La Iglesia española envía hoy a uno de sus obispos ante la cuna del divino Niño con el encargo de honrar su nacimiento. A primera vista parece que las alabanzas que oímos de boca de Ildefonso no tienen más objeto que honrar a María; pero ¿se puede honrar a la Madre sin proclamar la gloria del Hijo, en cuyo alumbramiento radican todas las grandezas de aquella? En medio de ese coro de ilustres Pontífices que honraron el episcopado español en el siglo VII y VIII, aparece en primer lugar Ildefonso, el Doctor de la Virginidad de Maria, como Atanasio lo fué de la Divinidad del Verbo, Basilio de la Divinidad del Espíritu Santo, y Agustín de la Gracia. El arzobispo de Toledo expuso su enseñanza con profunda doctrina y gran elocuencia, probando al mismo tiempo, contra los judíos, que María concibió sin perder su virginidad; contra los adeptos de Joviniano, que permaneció Virgen en el parto, y contra los secuaces de Helvidios que fué Virgen después del parto. Antes que él habían tratado otros Doctores estas cuestiones separadamente; Ildefonso reunió en un haz luminoso todas esas luces, y mereció que una Virgen Mártir saliese de su sepultura para felicitarle por haber defendido el honor de la Reina de los cielos. Finalmente, la misma María, le vistió con sus manos virginales una maravillosa casulla que anunciaba el resplandor del vestido luminoso con que brilla Ildefonso eternamente, al pie del trono de la Madre de Dios.
Vida
San Ildefonso nació en Toledo. Fué discípulo de San Isidoro durante doce años en Sevilla, y luego Arcediano de Toledo. Poco después hizo profesión y fué elegido Abad del monasterio benedictino Agállense. Electo arzobispo de Toledo fué muy útil a su pueblo, por su doctrina, ejemplos y milagros. Refutó a los herejes que negaban la perpetua virginidad de María, la cual se le apareció para premiar su celo.

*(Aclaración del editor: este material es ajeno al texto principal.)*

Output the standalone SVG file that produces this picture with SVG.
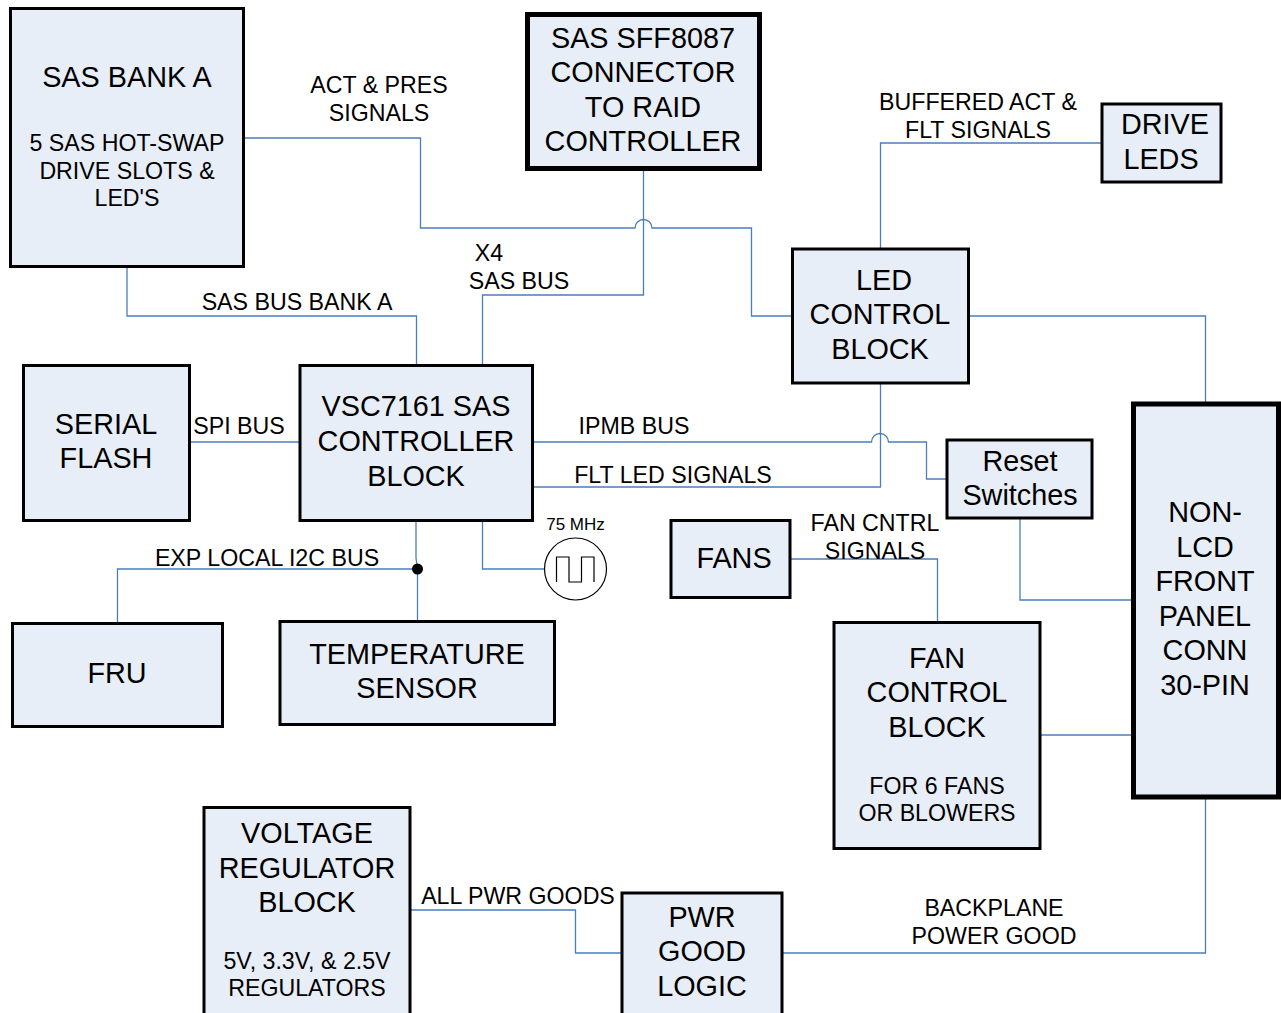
<svg xmlns="http://www.w3.org/2000/svg" width="1281" height="1013" viewBox="0 0 1281 1013">
<style>
.b{fill:#e8eef7;stroke:#000;stroke-width:3}
.c{fill:none;stroke:#4a7ebb;stroke-width:1.3}
text{font-family:"Liberation Sans",Arial,sans-serif;fill:#000;text-anchor:middle}
.l{font-size:28.8px}
.m{font-size:23.2px}
</style>
<rect width="1281" height="1013" fill="#fff"/>
<g id="connectors">
<path class="c" d="M244 138H420.500V228H635A8.500 8.500 0 0 1 652 228H751.500V316H792"/>
<path class="c" d="M643.500 170V295H482.500V365"/>
<path class="c" d="M127 267V316H416.500V365"/>
<path class="c" d="M190 442H300"/>
<path class="c" d="M533 442H871.500A8.500 8.500 0 0 1 888.500 442H926.500V479H947"/>
<path class="c" d="M533 487H880.500V384"/>
<path class="c" d="M880.500 248V143H1102"/>
<path class="c" d="M969 316H1205.500V403"/>
<path class="c" d="M416 521V558L417.500 569V621"/>
<path class="c" d="M417 569H117.500V623"/>
<path class="c" d="M482.500 521V569H545"/>
<path class="c" d="M791 559H937.500V622"/>
<path class="c" d="M1020 518V600H1132"/>
<path class="c" d="M1041 735H1132"/>
<path class="c" d="M411 910H575.500V953H622"/>
<path class="c" d="M783 953H1205.500V798"/>
<circle cx="417.500" cy="569" r="5.500" fill="#000"/>
</g>
<g id="bank-a"><rect class="b" x="10.500" y="8.500" width="233" height="258"/><text class="l" x="127" y="87">SAS BANK A</text><text class="m" x="127" y="151">5 SAS HOT-SWAP</text><text class="m" x="127" y="179">DRIVE SLOTS &amp;</text><text class="m" x="127" y="206">LED'S</text></g>
<g id="sff8087"><rect x="527.500" y="14.500" width="232" height="154" fill="#e8eef7" stroke="#000" stroke-width="5"/><text class="l" x="643" y="48">SAS SFF8087</text><text class="l" x="643" y="82">CONNECTOR</text><text class="l" x="643" y="117">TO RAID</text><text class="l" x="643" y="151">CONTROLLER</text></g>
<g id="drive-leds"><rect class="b" x="1102" y="104" width="119" height="78"/><text class="l" x="1165" y="134">DRIVE</text><text class="l" x="1161" y="169">LEDS</text></g>
<g id="led-control"><rect class="b" x="792.500" y="249" width="176" height="134"/><text class="l" x="884" y="290">LED</text><text class="l" x="880" y="324">CONTROL</text><text class="l" x="880" y="359">BLOCK</text></g>
<g id="serial-flash"><rect class="b" x="23.500" y="365.500" width="166" height="155"/><text class="l" x="106" y="434">SERIAL</text><text class="l" x="106" y="468">FLASH</text></g>
<g id="vsc7161"><rect class="b" x="300" y="365.500" width="232.500" height="155"/><text class="l" x="416" y="416">VSC7161 SAS</text><text class="l" x="416" y="451">CONTROLLER</text><text class="l" x="416" y="486">BLOCK</text></g>
<g id="reset"><rect class="b" x="947" y="440" width="145" height="78"/><text class="l" x="1020" y="471">Reset</text><text class="l" x="1020" y="505">Switches</text></g>
<g id="fans"><rect class="b" x="671" y="520.500" width="119" height="77"/><text class="l" x="734" y="568">FANS</text></g>
<g id="front-panel"><rect x="1133.500" y="404" width="145" height="393" fill="#e8eef7" stroke="#000" stroke-width="5"/><text class="l" x="1205" y="522">NON-</text><text class="l" x="1205" y="557">LCD</text><text class="l" x="1205" y="591">FRONT</text><text class="l" x="1205" y="626">PANEL</text><text class="l" x="1205" y="660">CONN</text><text class="l" x="1205" y="695">30-PIN</text></g>
<g id="fru"><rect class="b" x="12.500" y="623.500" width="210" height="103"/><text class="l" x="117" y="683">FRU</text></g>
<g id="temp"><rect class="b" x="280" y="621.500" width="274.500" height="103"/><text class="l" x="417" y="664">TEMPERATURE</text><text class="l" x="417" y="698">SENSOR</text></g>
<g id="fan-control"><rect class="b" x="834" y="622.500" width="206" height="226"/><text class="l" x="937" y="668">FAN</text><text class="l" x="937" y="702">CONTROL</text><text class="l" x="937" y="737">BLOCK</text><text class="m" x="937" y="794">FOR 6 FANS</text><text class="m" x="937" y="821">OR BLOWERS</text></g>
<g id="voltage"><rect class="b" x="204" y="807.500" width="206" height="210"/><text class="l" x="307" y="843">VOLTAGE</text><text class="l" x="307" y="878">REGULATOR</text><text class="l" x="307" y="912">BLOCK</text><text class="m" x="307" y="969">5V, 3.3V, &amp; 2.5V</text><text class="m" x="307" y="996">REGULATORS</text></g>
<g id="pwr-good"><rect class="b" x="622" y="893" width="160" height="125"/><text class="l" x="702" y="927">PWR</text><text class="l" x="702" y="961">GOOD</text><text class="l" x="702" y="996">LOGIC</text></g>
<g id="clock"><circle cx="575.500" cy="569" r="31" fill="#fff" stroke="#000" stroke-width="1.2"/><path d="M556.500 582V557H569V582H581.500V557H594V582" fill="none" stroke="#000" stroke-width="1.2"/><text x="575.500" y="530" font-size="17">75 MHz</text></g>
<g id="labels">
<text class="m" x="379" y="93">ACT &amp; PRES</text><text class="m" x="379" y="121">SIGNALS</text>
<text class="m" x="978" y="110">BUFFERED ACT &amp;</text><text class="m" x="978" y="138">FLT SIGNALS</text>
<text class="m" x="489" y="261">X4</text><text class="m" x="519" y="289">SAS BUS</text>
<text class="m" x="297" y="310">SAS BUS BANK A</text>
<text class="m" x="239" y="434">SPI BUS</text>
<text class="m" x="634" y="434">IPMB BUS</text>
<text class="m" x="673" y="483">FLT LED SIGNALS</text>
<text class="m" x="267" y="566">EXP LOCAL I2C BUS</text>
<text class="m" x="875" y="531">FAN CNTRL</text><text class="m" x="875" y="559">SIGNALS</text>
<text class="m" x="518" y="904">ALL PWR GOODS</text>
<text class="m" x="994" y="916">BACKPLANE</text><text class="m" x="994" y="944">POWER GOOD</text>
</g>
</svg>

Murió en 667 y su cuerpo descansa actualmente en Zamora.
Gloria a ti, oh santo Pontífice, que te elevas con tanto honor en esta tierra de España tan fecunda en valientes caballeros de María: Véte a ocupar un puesto junto a la cuna, donde esa Madre incomparable vela amorosamente al lado de su Hijo, el cual, siendo al mismo tiempo su Dios y su Hijo, consagró su virginidad en vez de lastimarla. Encomiéndanos a su ternura; recuérdala que es también Madre nuestra. Ruégala que atienda los himnos que entonamos en su honor, y que haga aceptar al Emmanuel el homenaje de nuestros corazones. Con el fin de ser bien acogidos por ella, nos atrevemos, oh Doctor, de la Virginidad de María, a tomar tus palabras y decirlas contigo: “A ti acudo ahora, Virgen única, Madre de Dios; a tus pies me prosterno, cooperadora única de la Encarnación de mi Dios; ante ti me humillo, Madre única de mi Señor. Suplicóte, sierva sin par de tu Hijo, que obtengas el perdón de mis pecados y ordenes que sea purificado de la maldad de mis obras. Haz que ame la gloria de tu virginidad; revélame la dulzura de tu Hijo; dame la gracia de hablar con toda sinceridad de la fe de tu Hijo, y de saber defenderla. Concédeme la gracia de unirme a Dios y a ti, de serviros a ambos: a Él como a mi Creador; a ti, como a la Madre de mi Creador; a Él como al Señor de los ejércitos; a ti como a la sierva del Señor de todo lo creado; a Él como a Dios, a ti, como a la Madre de Dios; a Él como a mi Redentor, a ti, como al instrumento de mi redención. Si Él fué precio de mi rescate, su carne fue formada de tu carne; de tu sustancia tomó el cuerpo mortal con el cual borró mis pecados; de ti se dignó tomar mi naturaleza, a la que elevó por encima de los Ángeles hasta la gloria del trono de su Padre.
Debo ser por tanto tu esclavo, pues tu Hijo es mi Señor. Tú eres mi Señora porque eres la sierva de mi Señor. Soy el esclavo de la esclava de mi Señor, porque tú, que eres mi Señora, eres Madre de mi Señor. Te suplico, oh Virgen santa, hagas que posea a Jesús, por la virtud de Aquel mismo Espíritu, por medio del cual concebiste tú a Jesús; que conozca a Jesús, por el mismo Espíritu que a ti te hizo conocer y concebir a Jesús; que hable yo de Jesús, por el mismo Espíritu por el cual tú te declaraste sierva del Señor; que ame a Jesús, por el mismo Espíritu por medio del cual tú le adoras como a tu Señor y le amas como a Hijo tuyo; que obedezca finalmente, a Jesús con la misma sinceridad con que Él, siendo Dios, te obedeció a ti y a José.”